### REQUEST
Filter this material down to the lines that hold "matplotlib", copying each one.

### INPUT
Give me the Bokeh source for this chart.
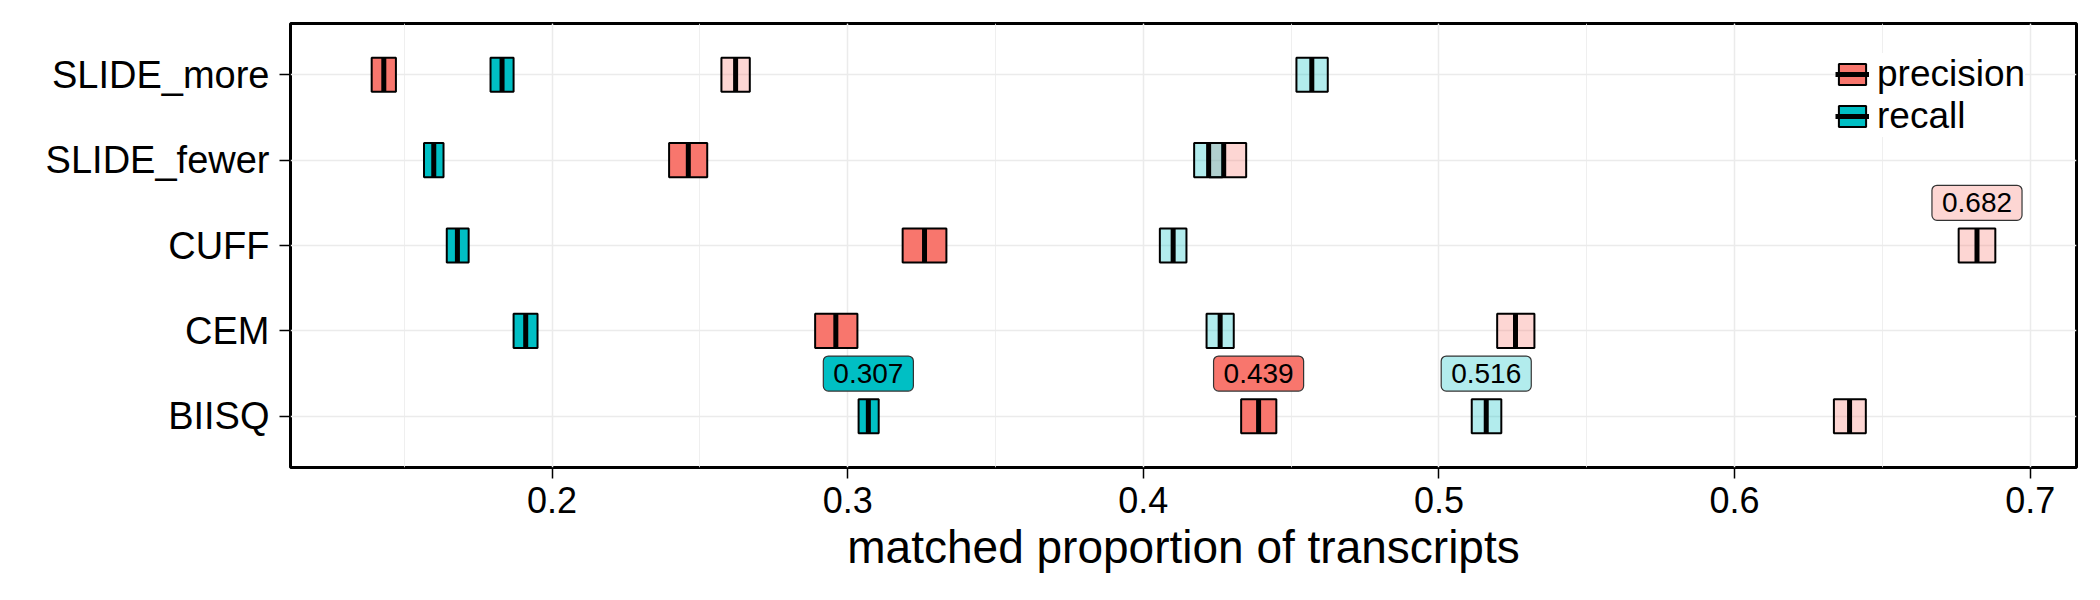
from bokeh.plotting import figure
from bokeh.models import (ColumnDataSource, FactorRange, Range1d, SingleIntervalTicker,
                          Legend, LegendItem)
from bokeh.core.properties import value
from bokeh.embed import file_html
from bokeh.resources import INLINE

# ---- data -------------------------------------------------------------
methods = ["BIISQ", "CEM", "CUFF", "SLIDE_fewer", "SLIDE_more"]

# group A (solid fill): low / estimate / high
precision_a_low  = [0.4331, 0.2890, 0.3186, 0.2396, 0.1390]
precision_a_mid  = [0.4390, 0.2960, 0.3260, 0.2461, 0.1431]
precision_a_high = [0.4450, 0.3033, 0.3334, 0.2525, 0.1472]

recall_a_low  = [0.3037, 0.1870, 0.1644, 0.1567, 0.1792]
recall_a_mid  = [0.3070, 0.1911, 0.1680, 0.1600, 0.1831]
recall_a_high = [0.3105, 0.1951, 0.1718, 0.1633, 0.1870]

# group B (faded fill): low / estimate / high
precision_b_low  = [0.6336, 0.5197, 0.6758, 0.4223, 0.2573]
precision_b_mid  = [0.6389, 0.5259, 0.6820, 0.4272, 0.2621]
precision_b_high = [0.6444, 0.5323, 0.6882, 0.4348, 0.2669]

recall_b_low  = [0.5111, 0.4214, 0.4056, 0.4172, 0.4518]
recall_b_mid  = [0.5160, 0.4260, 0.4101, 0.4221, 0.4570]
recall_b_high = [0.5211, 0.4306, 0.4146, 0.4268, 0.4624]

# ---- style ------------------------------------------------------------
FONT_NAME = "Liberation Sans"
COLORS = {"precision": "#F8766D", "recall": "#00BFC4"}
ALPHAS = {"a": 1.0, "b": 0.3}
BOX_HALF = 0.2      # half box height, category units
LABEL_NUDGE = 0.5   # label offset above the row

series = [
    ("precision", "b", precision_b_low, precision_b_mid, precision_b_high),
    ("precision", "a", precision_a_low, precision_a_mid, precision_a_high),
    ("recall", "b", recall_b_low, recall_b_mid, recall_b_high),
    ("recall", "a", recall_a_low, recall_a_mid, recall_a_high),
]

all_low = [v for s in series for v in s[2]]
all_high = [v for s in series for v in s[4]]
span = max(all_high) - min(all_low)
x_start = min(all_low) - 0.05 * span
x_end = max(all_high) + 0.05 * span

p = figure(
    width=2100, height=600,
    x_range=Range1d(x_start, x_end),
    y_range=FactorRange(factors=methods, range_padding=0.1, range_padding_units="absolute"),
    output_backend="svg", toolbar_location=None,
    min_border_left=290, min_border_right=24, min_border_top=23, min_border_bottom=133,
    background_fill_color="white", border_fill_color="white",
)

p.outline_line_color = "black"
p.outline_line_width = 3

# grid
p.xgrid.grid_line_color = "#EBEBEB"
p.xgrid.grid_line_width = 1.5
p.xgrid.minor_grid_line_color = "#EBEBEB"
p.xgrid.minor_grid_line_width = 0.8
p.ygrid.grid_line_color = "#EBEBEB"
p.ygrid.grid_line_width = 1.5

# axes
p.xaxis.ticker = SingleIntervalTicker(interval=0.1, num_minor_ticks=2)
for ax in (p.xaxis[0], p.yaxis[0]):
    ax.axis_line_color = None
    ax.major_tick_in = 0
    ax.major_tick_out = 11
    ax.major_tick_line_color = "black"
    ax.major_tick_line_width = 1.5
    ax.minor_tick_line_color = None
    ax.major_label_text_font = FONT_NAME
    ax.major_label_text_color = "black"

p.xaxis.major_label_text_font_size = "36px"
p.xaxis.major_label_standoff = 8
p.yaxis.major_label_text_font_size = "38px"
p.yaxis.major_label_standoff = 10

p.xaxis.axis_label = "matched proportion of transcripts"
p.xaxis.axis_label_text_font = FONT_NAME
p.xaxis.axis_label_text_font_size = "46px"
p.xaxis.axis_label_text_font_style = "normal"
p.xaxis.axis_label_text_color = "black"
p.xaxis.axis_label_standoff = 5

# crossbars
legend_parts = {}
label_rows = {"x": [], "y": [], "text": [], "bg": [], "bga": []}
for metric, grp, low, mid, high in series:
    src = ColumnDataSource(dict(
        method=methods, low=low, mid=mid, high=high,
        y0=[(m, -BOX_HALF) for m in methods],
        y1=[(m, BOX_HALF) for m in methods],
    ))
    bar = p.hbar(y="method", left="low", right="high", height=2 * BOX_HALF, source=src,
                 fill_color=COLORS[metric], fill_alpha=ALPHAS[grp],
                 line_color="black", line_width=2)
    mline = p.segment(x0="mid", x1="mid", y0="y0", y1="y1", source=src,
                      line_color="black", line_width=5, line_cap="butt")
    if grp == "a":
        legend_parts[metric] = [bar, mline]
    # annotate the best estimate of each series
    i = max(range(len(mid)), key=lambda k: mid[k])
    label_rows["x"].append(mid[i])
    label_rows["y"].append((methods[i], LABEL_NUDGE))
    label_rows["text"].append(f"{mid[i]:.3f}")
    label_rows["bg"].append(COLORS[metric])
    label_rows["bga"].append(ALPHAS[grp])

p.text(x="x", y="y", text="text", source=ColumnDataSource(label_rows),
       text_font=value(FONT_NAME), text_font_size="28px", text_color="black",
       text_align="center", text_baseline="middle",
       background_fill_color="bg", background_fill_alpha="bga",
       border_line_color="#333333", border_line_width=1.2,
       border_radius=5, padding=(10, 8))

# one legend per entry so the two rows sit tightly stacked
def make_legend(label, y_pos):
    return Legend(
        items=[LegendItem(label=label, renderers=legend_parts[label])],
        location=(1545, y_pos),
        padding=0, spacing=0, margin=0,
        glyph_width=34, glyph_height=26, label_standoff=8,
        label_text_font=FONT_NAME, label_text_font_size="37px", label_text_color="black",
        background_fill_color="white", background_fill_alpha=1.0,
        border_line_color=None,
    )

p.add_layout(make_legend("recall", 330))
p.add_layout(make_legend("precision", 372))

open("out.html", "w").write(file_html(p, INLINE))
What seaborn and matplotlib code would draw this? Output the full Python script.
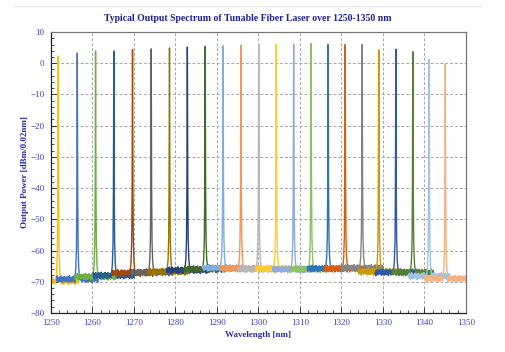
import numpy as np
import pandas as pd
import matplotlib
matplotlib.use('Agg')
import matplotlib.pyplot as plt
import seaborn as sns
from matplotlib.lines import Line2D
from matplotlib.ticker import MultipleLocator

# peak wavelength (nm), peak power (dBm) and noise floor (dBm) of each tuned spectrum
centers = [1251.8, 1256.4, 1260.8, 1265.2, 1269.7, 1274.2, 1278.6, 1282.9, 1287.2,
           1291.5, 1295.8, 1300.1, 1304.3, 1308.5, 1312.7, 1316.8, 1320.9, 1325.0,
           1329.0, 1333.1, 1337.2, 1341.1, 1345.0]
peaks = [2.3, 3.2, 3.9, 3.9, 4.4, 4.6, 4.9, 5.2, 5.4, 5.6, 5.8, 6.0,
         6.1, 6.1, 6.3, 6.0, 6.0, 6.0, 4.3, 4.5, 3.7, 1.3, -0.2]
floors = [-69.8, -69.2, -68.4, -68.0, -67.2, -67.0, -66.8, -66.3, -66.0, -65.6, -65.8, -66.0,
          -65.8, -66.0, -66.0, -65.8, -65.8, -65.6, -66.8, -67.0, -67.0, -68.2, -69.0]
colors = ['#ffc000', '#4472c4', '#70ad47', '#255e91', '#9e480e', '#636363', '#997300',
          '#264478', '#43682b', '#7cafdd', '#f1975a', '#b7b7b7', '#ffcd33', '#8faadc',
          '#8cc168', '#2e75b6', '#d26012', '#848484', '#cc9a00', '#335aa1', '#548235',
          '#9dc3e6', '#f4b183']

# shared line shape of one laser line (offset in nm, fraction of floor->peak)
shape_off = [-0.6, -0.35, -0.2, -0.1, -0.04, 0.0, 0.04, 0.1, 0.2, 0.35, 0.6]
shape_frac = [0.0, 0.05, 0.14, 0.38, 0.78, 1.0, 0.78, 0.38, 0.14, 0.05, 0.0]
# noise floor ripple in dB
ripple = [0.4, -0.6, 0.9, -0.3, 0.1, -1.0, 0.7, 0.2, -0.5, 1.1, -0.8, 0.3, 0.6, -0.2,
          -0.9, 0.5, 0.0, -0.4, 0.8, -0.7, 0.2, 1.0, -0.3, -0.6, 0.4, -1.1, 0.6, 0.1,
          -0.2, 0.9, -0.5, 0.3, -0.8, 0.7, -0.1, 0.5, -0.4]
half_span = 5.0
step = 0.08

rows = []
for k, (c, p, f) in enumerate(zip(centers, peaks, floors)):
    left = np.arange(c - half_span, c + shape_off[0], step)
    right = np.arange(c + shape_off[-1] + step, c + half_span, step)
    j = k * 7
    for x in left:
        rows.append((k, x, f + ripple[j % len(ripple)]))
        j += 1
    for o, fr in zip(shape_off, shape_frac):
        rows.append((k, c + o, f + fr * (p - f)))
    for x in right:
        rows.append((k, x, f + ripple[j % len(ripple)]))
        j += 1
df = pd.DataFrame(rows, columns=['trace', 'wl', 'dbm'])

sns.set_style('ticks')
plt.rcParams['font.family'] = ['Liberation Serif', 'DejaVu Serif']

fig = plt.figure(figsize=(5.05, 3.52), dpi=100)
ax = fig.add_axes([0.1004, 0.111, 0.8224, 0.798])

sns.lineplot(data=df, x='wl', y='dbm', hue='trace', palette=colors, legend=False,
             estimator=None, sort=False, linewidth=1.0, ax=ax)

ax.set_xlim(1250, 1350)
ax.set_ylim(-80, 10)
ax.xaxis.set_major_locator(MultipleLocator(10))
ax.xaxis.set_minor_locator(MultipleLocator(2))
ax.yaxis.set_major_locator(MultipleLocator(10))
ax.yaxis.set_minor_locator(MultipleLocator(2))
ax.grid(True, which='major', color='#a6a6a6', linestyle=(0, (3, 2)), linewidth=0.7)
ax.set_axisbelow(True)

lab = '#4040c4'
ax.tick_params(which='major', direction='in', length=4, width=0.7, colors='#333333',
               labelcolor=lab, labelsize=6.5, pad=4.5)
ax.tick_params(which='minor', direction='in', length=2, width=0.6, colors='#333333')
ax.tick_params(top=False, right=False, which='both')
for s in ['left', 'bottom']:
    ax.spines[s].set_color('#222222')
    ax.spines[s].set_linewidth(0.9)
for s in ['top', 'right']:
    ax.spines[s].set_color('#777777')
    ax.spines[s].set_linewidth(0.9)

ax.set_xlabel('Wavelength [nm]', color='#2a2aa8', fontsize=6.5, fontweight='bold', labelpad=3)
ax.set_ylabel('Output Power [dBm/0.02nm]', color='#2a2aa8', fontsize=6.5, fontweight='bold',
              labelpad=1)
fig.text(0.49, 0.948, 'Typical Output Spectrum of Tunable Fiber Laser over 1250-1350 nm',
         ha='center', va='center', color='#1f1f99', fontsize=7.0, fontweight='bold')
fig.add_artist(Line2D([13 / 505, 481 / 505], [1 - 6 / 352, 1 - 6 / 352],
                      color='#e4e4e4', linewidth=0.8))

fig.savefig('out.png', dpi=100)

### REPLY TO THE TASK
What seaborn and matplotlib code would draw this? Output the full Python script.
import matplotlib
matplotlib.use('Agg')
import matplotlib.pyplot as plt
from matplotlib.lines import Line2D
from matplotlib.ticker import MultipleLocator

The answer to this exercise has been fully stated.